Медленно, почтительно, измученная и уставшая, прижалась она своим гладким, без морщин лбом к костлявой груди Уны.
Секунды не колеблясь, Уна стала гладить это бедное, страдающее существо, как когда-то однажды погладила Фрэнки. Из него еще до армии воспитали мужчину — на погибель, как оказалось, ведь Говард считал, что мальчиков нужно закалять.
— Во время битвы при Сайпане мой Фрэнки должен был вытаскивать из воды ребят, которых прибивало приливом, — пробормотала Уна. — Он вытаскивал их, а они распадались у него в руках. Это были его товарищи по службе на корабле, которых он так любил. Его задачей было снять с них жетон, привязать к останкам цепь для веса и бросить обратно в море.
— Боже мой! — прошептала Белль.
— Двадцати лет от роду он исполнял свой долг перед военно-морским флотом Соединенных Штатов: обматывал цепями чьих-то сыновей. Как мог мой сын выдержать такую работу? Как вообще это можно выдержать?
Она снова откинулась на подушку, а Белль опустила голову ей на грудь, и теперь Уне было тяжело. Она поняла, спустя столько лет, что при всей своей любви к Фрэнки дочь она любила бы еще сильнее.
— Говард ужасно страдал после смерти Фрэнки, — сказала она. — Помню, купил игрушечный джип в магазине Бинни Морриса на Форсайт-авеню. Может, это был один из тех джипов, которые выпускал ваш отец, подумалось мне сейчас, игрушечная копия того самого джипа, на котором ехал Фрэнки, когда его убили. Болезненный, детский поступок, так я всегда считала. Он поставил этот джип на камин, хотя мне при виде его становилось дурно. Вот тогда я и решила тайком поступить в школу секретарей, на всякий случай.
Дыхание Белль стало глубже. Может, она уснула.

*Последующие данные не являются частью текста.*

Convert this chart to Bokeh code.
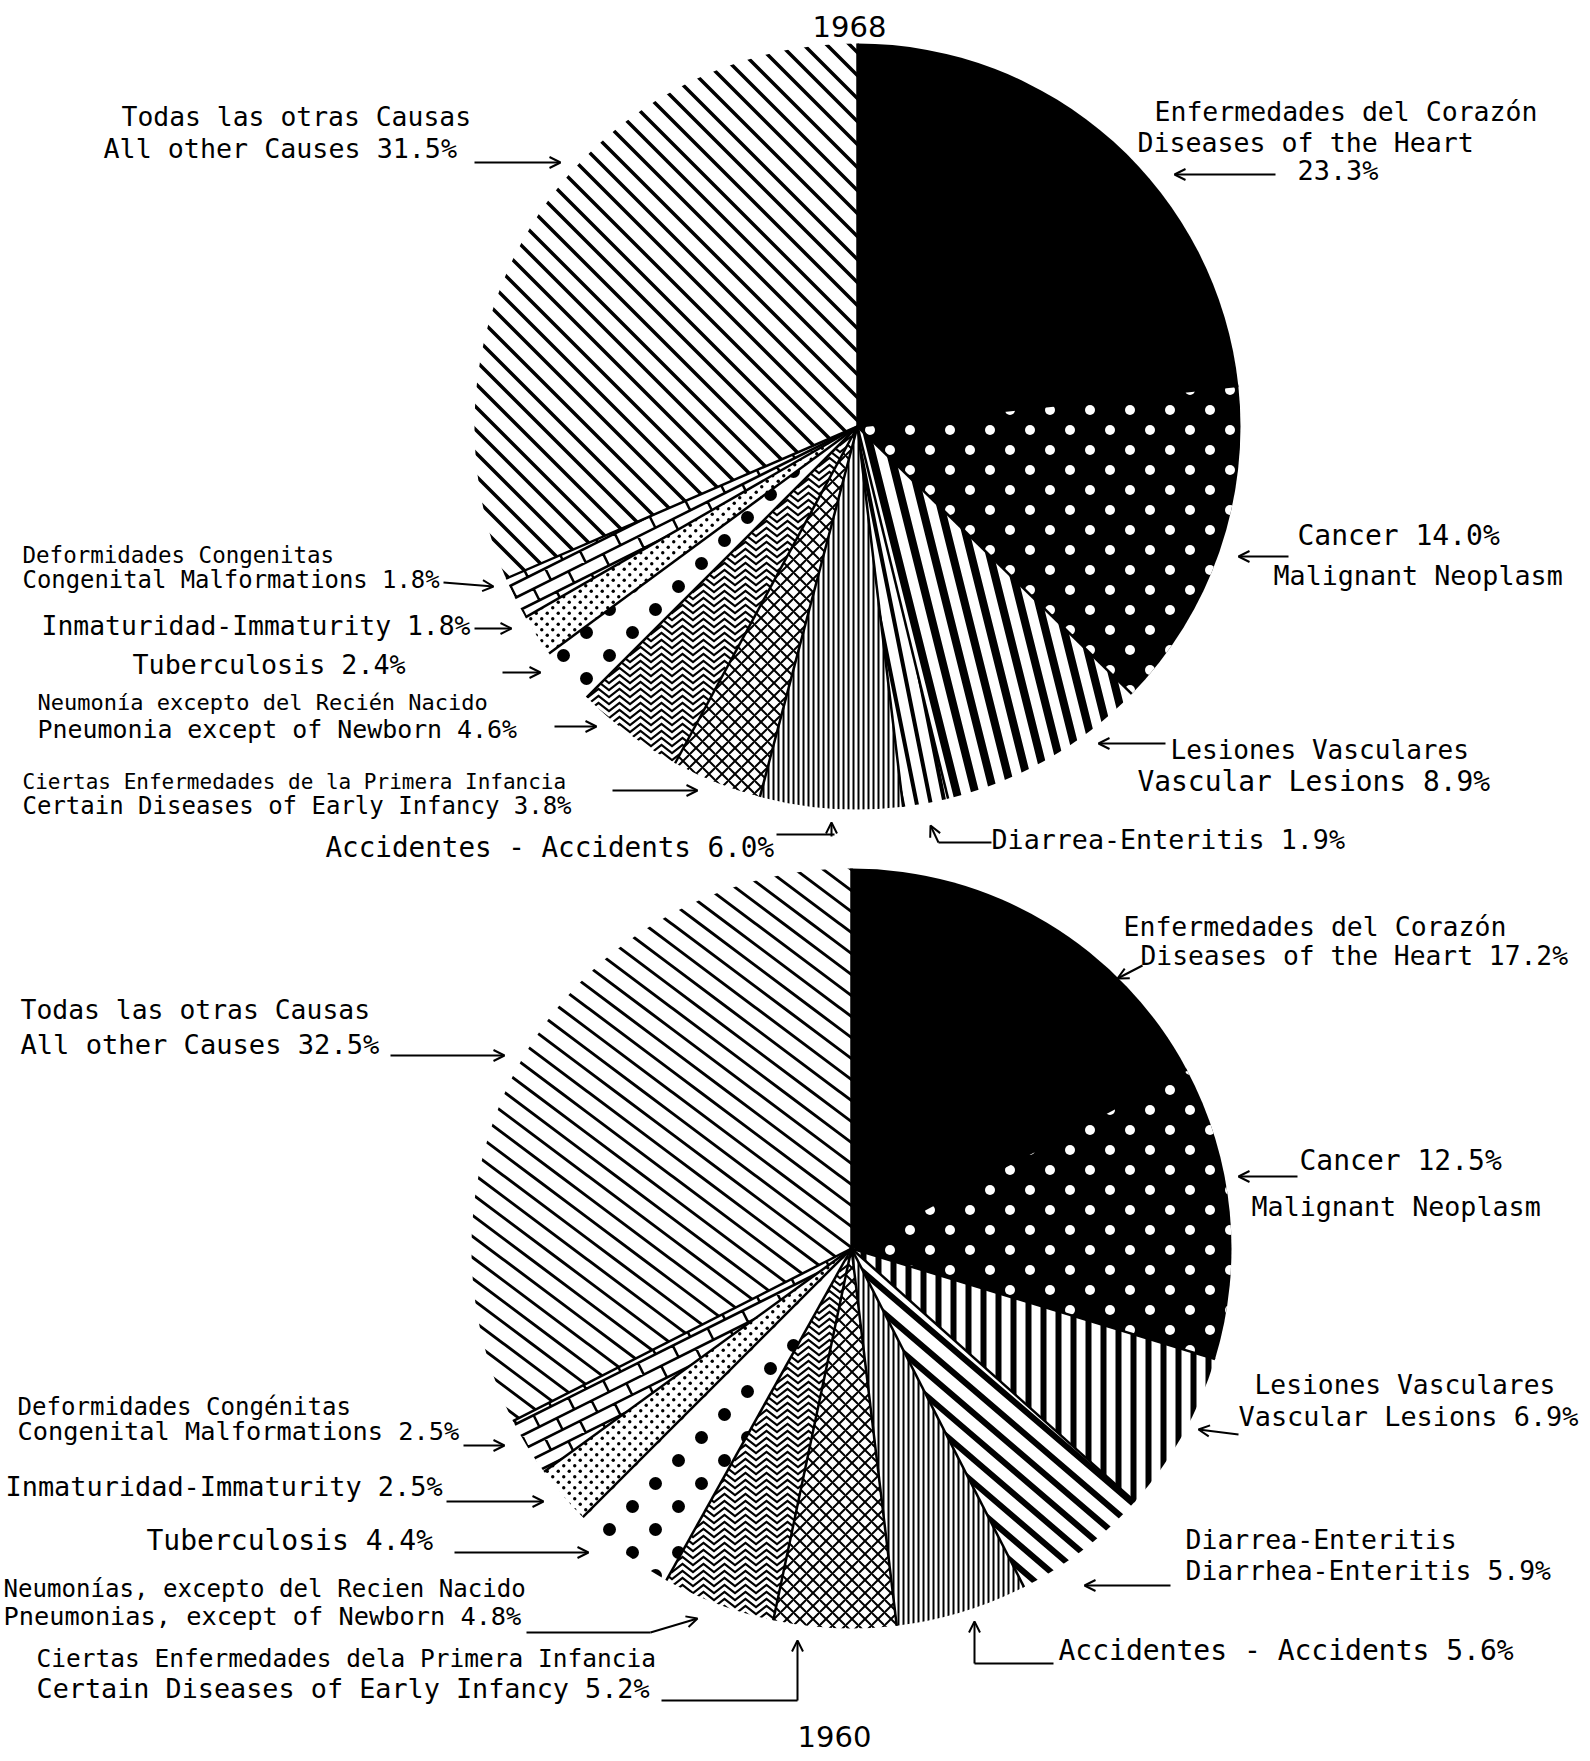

— Знаете, у меня всегда было такое странное чувство. Как будто я была там рядом с Фрэнки, — сказала Уна. — Нет, не когда его убили. А когда он выполнял свою работу, второй раз предавая тела этих несчастных ребят воде. Я почти видела, как тело погружается в воду, словно в каком-то сне наяву, словно я стояла рядом со своим сыном, когда он выполнял свою жуткую работу.
Уна ласково провела рукой по худенькой спине Белль, пересчитывая позвонки.
— Мне так жаль, — прошептала Белль. — Очень жаль.
— Нужен примерно год, чтобы избавиться от этого невыносимого чувства, — призналась Уна.
— Я не выдержу год, — ответила Белль. — Правда, не выдержу.
Белль затихла, Уна продолжала гладить ее и не стала говорить, что второй год будет хуже первого. Вместо этого она шептала «ша, ша, ша», повторяя старый баюкающий припев своей матери.
Мужские голоса затихли, но спорщики все еще были там, их присутствие ощущалось по усиленной концентрации тестостерона даже через закрытую дверь. Почему, думала Уна, на закате ее дней Всемогущий соблаговолил снова втянуть ее в гущу страстей? Она ни в ком не нуждалась, сама управлялась прекрасно. Просто шикарно. Потом вдруг ей был ниспослан этот мальчик, который расшевелил в ее душе желания — давным-давно уснувшие мертвым сном желания, исполнить которые она не в силах, слишком стара. А теперь еще и это: ну как ей в своей стремительно убывающей, прожитой почти до конца жизни найти место для этой славной жалкой маленькой замарашки, которая напомнила ей о том, что лучше забыть?